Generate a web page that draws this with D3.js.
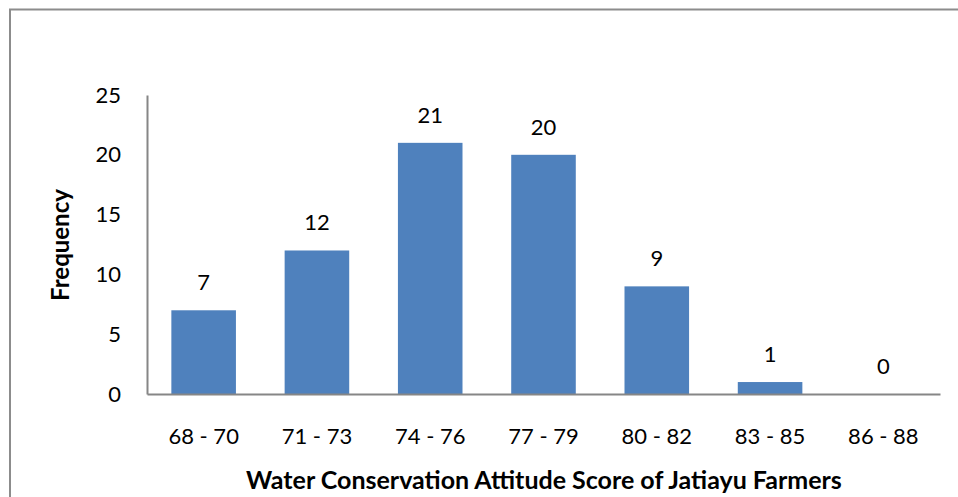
<!DOCTYPE html>
<html>
<head>
<meta charset="utf-8">
<script src="https://cdn.jsdelivr.net/npm/d3@7"></script>
<style>
  body { margin: 0; background: #fff; }
  svg { display: block; font-family: Lato, "Open Sans", sans-serif; }
</style>
</head>
<body>
<svg id="chart" width="958" height="497"></svg>
<script>
const categories = ['68 - 70', '71 - 73', '74 - 76', '77 - 79', '80 - 82', '83 - 85', '86 - 88'];
const frequencies = [7, 12, 21, 20, 9, 1, 0];
const yTicks = [0, 5, 10, 15, 20, 25];

const svg = d3.select('#chart');

// outer chart border, runs off the right and bottom edges
svg.append('rect')
  .attr('x', 10).attr('y', 9.5)
  .attr('width', 1000).attr('height', 600)
  .attr('fill', 'none')
  .attr('stroke', '#8c8c8c')
  .attr('stroke-width', 2);

const plotLeft = 147, plotRight = 940, plotTop = 95, plotBottom = 394;

const x = d3.scaleBand()
  .domain(categories)
  .range([plotLeft, plotRight])
  .paddingInner(0.43)
  .paddingOuter(0.215);

const y = d3.scaleLinear()
  .domain([0, 25])
  .range([plotBottom, plotTop]);

// y axis
const yAxis = svg.append('g')
  .attr('transform', 'translate(' + plotLeft + ',0)')
  .call(d3.axisLeft(y).tickValues(yTicks).tickSize(0).tickPadding(26));
yAxis.select('.domain').attr('stroke', '#868686').attr('stroke-width', 2);
yAxis.selectAll('text')
  .attr('font-size', 22)
  .attr('font-family', 'Lato, "Open Sans", sans-serif')
  .attr('fill', '#000');

// bars
svg.append('g').selectAll('rect')
  .data(frequencies)
  .enter()
  .append('rect')
  .attr('x', (d, i) => x(categories[i]))
  .attr('y', d => y(d))
  .attr('width', x.bandwidth())
  .attr('height', d => plotBottom - y(d))
  .attr('fill', '#4f81bd');

// value labels
svg.append('g').selectAll('text')
  .data(frequencies)
  .enter()
  .append('text')
  .attr('x', (d, i) => x(categories[i]) + x.bandwidth() / 2)
  .attr('y', d => y(d) - 20)
  .attr('text-anchor', 'middle')
  .attr('font-size', 22)
  .text(d => d);

// x axis
const xAxis = svg.append('g')
  .attr('transform', 'translate(0,' + plotBottom + ')')
  .call(d3.axisBottom(x).tickSize(0).tickPadding(34));
xAxis.select('.domain').attr('stroke', '#868686').attr('stroke-width', 2);
xAxis.selectAll('text')
  .attr('font-size', 22)
  .attr('font-family', 'Lato, "Open Sans", sans-serif')
  .attr('fill', '#000');

// axis titles
svg.append('text')
  .attr('x', 544)
  .attr('y', 489)
  .attr('text-anchor', 'middle')
  .attr('font-size', 25)
  .attr('font-weight', 'bold')
  .text('Water Conservation Attitude Score of Jatiayu Farmers');

svg.append('text')
  .attr('transform', 'translate(69,245) rotate(-90)')
  .attr('text-anchor', 'middle')
  .attr('font-size', 24)
  .attr('font-weight', 'bold')
  .text('Frequency');
</script>
</body>
</html>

- Task requirements -
Every line of the material is to be quoted exactly, with no pictures carried over.

- Expected output -
Generate a web page that draws this with D3.js.
<!DOCTYPE html>
<html>
<head>
<meta charset="utf-8">
<script src="https://cdn.jsdelivr.net/npm/d3@7"></script>
<style>
  body { margin: 0; background: #fff; }
  svg { display: block; font-family: Lato, "Open Sans", sans-serif; }
</style>
</head>
<body>
<svg id="chart" width="958" height="497"></svg>
<script>
const categories = ['68 - 70', '71 - 73', '74 - 76', '77 - 79', '80 - 82', '83 - 85', '86 - 88'];
const frequencies = [7, 12, 21, 20, 9, 1, 0];
const yTicks = [0, 5, 10, 15, 20, 25];

const svg = d3.select('#chart');

// outer chart border, runs off the right and bottom edges
svg.append('rect')
  .attr('x', 10).attr('y', 9.5)
  .attr('width', 1000).attr('height', 600)
  .attr('fill', 'none')
  .attr('stroke', '#8c8c8c')
  .attr('stroke-width', 2);

const plotLeft = 147, plotRight = 940, plotTop = 95, plotBottom = 394;

const x = d3.scaleBand()
  .domain(categories)
  .range([plotLeft, plotRight])
  .paddingInner(0.43)
  .paddingOuter(0.215);

const y = d3.scaleLinear()
  .domain([0, 25])
  .range([plotBottom, plotTop]);

// y axis
const yAxis = svg.append('g')
  .attr('transform', 'translate(' + plotLeft + ',0)')
  .call(d3.axisLeft(y).tickValues(yTicks).tickSize(0).tickPadding(26));
yAxis.select('.domain').attr('stroke', '#868686').attr('stroke-width', 2);
yAxis.selectAll('text')
  .attr('font-size', 22)
  .attr('font-family', 'Lato, "Open Sans", sans-serif')
  .attr('fill', '#000');

// bars
svg.append('g').selectAll('rect')
  .data(frequencies)
  .enter()
  .append('rect')
  .attr('x', (d, i) => x(categories[i]))
  .attr('y', d => y(d))
  .attr('width', x.bandwidth())
  .attr('height', d => plotBottom - y(d))
  .attr('fill', '#4f81bd');

// value labels
svg.append('g').selectAll('text')
  .data(frequencies)
  .enter()
  .append('text')
  .attr('x', (d, i) => x(categories[i]) + x.bandwidth() / 2)
  .attr('y', d => y(d) - 20)
  .attr('text-anchor', 'middle')
  .attr('font-size', 22)
  .text(d => d);

// x axis
const xAxis = svg.append('g')
  .attr('transform', 'translate(0,' + plotBottom + ')')
  .call(d3.axisBottom(x).tickSize(0).tickPadding(34));
xAxis.select('.domain').attr('stroke', '#868686').attr('stroke-width', 2);
xAxis.selectAll('text')
  .attr('font-size', 22)
  .attr('font-family', 'Lato, "Open Sans", sans-serif')
  .attr('fill', '#000');

// axis titles
svg.append('text')
  .attr('x', 544)
  .attr('y', 489)
  .attr('text-anchor', 'middle')
  .attr('font-size', 25)
  .attr('font-weight', 'bold')
  .text('Water Conservation Attitude Score of Jatiayu Farmers');

svg.append('text')
  .attr('transform', 'translate(69,245) rotate(-90)')
  .attr('text-anchor', 'middle')
  .attr('font-size', 24)
  .attr('font-weight', 'bold')
  .text('Frequency');
</script>
</body>
</html>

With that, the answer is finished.